Boise Just down river from the whirlpool

So, we left the site of the whirlpool and went back towards the Dam. Dad pointed out where he lived and where the commissary and bowling alley were. He talked of being a pin setter after school, the snow that avalanched into their house, the sled he made from a piece of plywood and bumpers from an old car! He talked about the school bus ride to Mountain Home... I now fully believe that old story of riding 30 miles to school in a used military bus over rough mountainous roads! LOL Half of the road hasn't changed much! Its still nasty! He told me about a lady trucker who had a problem with her truck while driving in the snow trying to get out of the river area to the top (it was switchbacks back in those days) and how she backed the truck all the way back down those switchbacks, perfectly.
I found this old picture of Dad with some buildings in the background, the picture was developed in 1947, it gives you an idea of the type of housing and conditions they lived in out there.

This picture was sent to me by my cousin Karen, it shows my Dad and his brothers and sisters in the same place. Looks a bit too rustic for my taste!

We got back up to the Dam and I wanted to find the Fall Creek Lodge that Dad had talked so much about, his friends' family owned it, he worked there and he rode his bicycle back and forth from it. WELL, let me tell you, that lodge is about 9 miles of ascent from the Dam! AND, guess what? It is all sand and rock road with barely enough room in many places to get one car around the curves! AND NO BARRIER on the cliff side! (My favorite situation! NOT!!) LOL

Anderson The road to the Dam is on the right and the road down the river to the left

Anderson Idaho road block..bulls!

Anderson continuing to the lodge

Well, we made it to the NEW lodge (called a resort now) and learned that the old lodge of Dad's memories, had burned down 13 years ago... sigh. But we were hungry by then and ate lunch there. That was one of the best cheeseburgers I've ever had and Dad scarfed down his entire grilled ham and cheese sandwich! After lunch, we crawled back in the car and headed to the Dam.

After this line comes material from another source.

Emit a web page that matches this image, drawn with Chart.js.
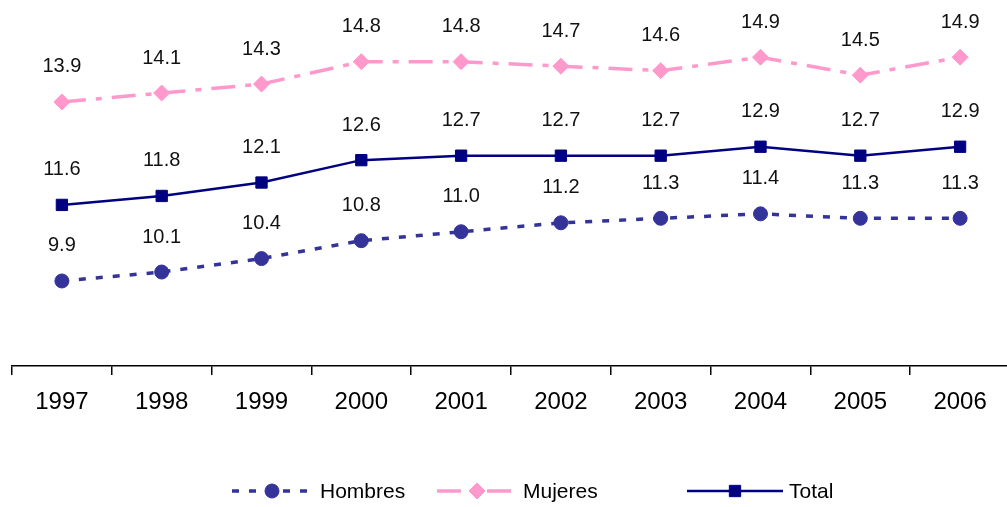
<!DOCTYPE html>
<html>
<head>
<meta charset="utf-8">
<script src="https://cdn.jsdelivr.net/npm/chart.js@4.4.0/dist/chart.umd.min.js"></script>
<style>
  html, body { margin: 0; padding: 0; background: #fff; overflow: hidden; }
  #wrap { width: 1010px; height: 507px; position: relative; }
</style>
</head>
<body>
<div id="wrap"><canvas id="chart"></canvas></div>
<script>
// data
const years = ['1997', '1998', '1999', '2000', '2001', '2002', '2003', '2004', '2005', '2006'];
const hombres = [9.9, 10.1, 10.4, 10.8, 11.0, 11.2, 11.3, 11.4, 11.3, 11.3];
const mujeres = [13.9, 14.1, 14.3, 14.8, 14.8, 14.7, 14.6, 14.9, 14.5, 14.9];
const total = [11.6, 11.8, 12.1, 12.6, 12.7, 12.7, 12.7, 12.9, 12.7, 12.9];

const FONT = '"Liberation Sans", Arial, sans-serif';

// numbers above every point
const valueLabels = {
  id: 'valueLabels',
  afterDatasetsDraw(chart) {
    const ctx = chart.ctx;
    ctx.save();
    ctx.font = '20px ' + FONT;
    ctx.fillStyle = '#111';
    ctx.textAlign = 'center';
    ctx.textBaseline = 'middle';
    chart.data.datasets.forEach((ds, i) => {
      chart.getDatasetMeta(i).data.forEach((pt, j) => {
        ctx.fillText(ds.data[j].toFixed(1), pt.x, pt.y - 35);
      });
    });
    ctx.restore();
  }
};

// excel-like legend: line sample with marker, then the name
const lineLegend = {
  id: 'lineLegend',
  afterDraw(chart, args, opts) {
    const ctx = chart.ctx;
    const y = opts.y;
    ctx.save();
    chart.data.datasets.forEach((ds, i) => {
      const e = opts.entries[i];
      ctx.strokeStyle = ds.borderColor;
      ctx.lineWidth = ds.borderWidth;
      ctx.setLineDash(ds.borderDash || []);
      ctx.beginPath();
      ctx.moveTo(e.from, y);
      ctx.lineTo(e.to, y);
      ctx.stroke();
      ctx.setLineDash([]);
      ctx.fillStyle = ds.backgroundColor;
      ctx.lineWidth = 1;
      Chart.helpers.drawPoint(ctx, {
        pointStyle: ds.pointStyle, radius: ds.pointRadius, borderWidth: 1, rotation: 0
      }, e.mark, y);
      ctx.fillStyle = '#000';
      ctx.font = '21px ' + FONT;
      ctx.textAlign = 'left';
      ctx.textBaseline = 'middle';
      ctx.fillText(ds.label, e.text, y + 1);
    });
    ctx.restore();
  }
};

new Chart(document.getElementById('chart'), {
  type: 'line',
  data: {
    labels: years,
    datasets: [
      {
        label: 'Hombres',
        data: hombres,
        borderColor: '#333399',
        backgroundColor: '#333399',
        borderWidth: 3.5,
        borderDash: [7, 10],
        pointStyle: 'circle',
        pointRadius: 7,
        pointBorderWidth: 1,
      },
      {
        label: 'Mujeres',
        data: mujeres,
        borderColor: '#ff99cc',
        backgroundColor: '#ff99cc',
        borderWidth: 3.5,
        borderDash: [24, 10, 6, 10],
        pointStyle: 'rectRot',
        pointRadius: 8,
        pointBorderWidth: 1,
      },
      {
        label: 'Total',
        data: total,
        borderColor: '#000080',
        backgroundColor: '#000080',
        borderWidth: 2.5,
        pointStyle: 'rect',
        pointRadius: 8,
        pointBorderWidth: 1,
      },
    ],
  },
  options: {
    responsive: true,
    maintainAspectRatio: false,
    animation: false,
    layout: { autoPadding: false, padding: { left: 12, right: 0, top: 8, bottom: 81 } },
    plugins: {
      legend: { display: false },
      tooltip: { enabled: false },
      lineLegend: {
        y: 491,
        entries: [
          { from: 232, to: 317, mark: 272, text: 320 },
          { from: 437, to: 515, mark: 477, text: 523 },
          { from: 687, to: 783, mark: 735, text: 789 },
        ],
      },
    },
    scales: {
      x: {
        offset: true,
        afterFit: (s) => { s.height = 60; },
        grid: {
          offset: true,
          drawOnChartArea: false,
          drawTicks: true,
          tickLength: 9,
          color: '#000',
          lineWidth: 1.5,
        },
        border: { display: true, color: '#000', width: 1.5 },
        ticks: {
          color: '#000',
          font: { family: FONT, size: 24 },
          padding: 13,
          maxRotation: 0,
        },
      },
      y: {
        display: false,
        min: 8,
        max: 16,
      },
    },
  },
  plugins: [valueLabels, lineLegend],
});
</script>
</body>
</html>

Anderson Looking back at the Reservoir on the way back down

Having made it back to the dam and up the sand and rock road to the highway, we headed back to Mountain Home and Boise.

The day after the trip to the Dam and the day before leaving to drive back home. We had a delightful picnic at the Veteran's Park in Boise with relatives. Some of which I hadn't seen for about 15 years! That was really special and we were glad that they could come on such short notice!!

Pics from the picnic

City of Boise

Anderson Ranch Reservoir

Boise National Forest

Hope you enjoyed the trip as much as I did!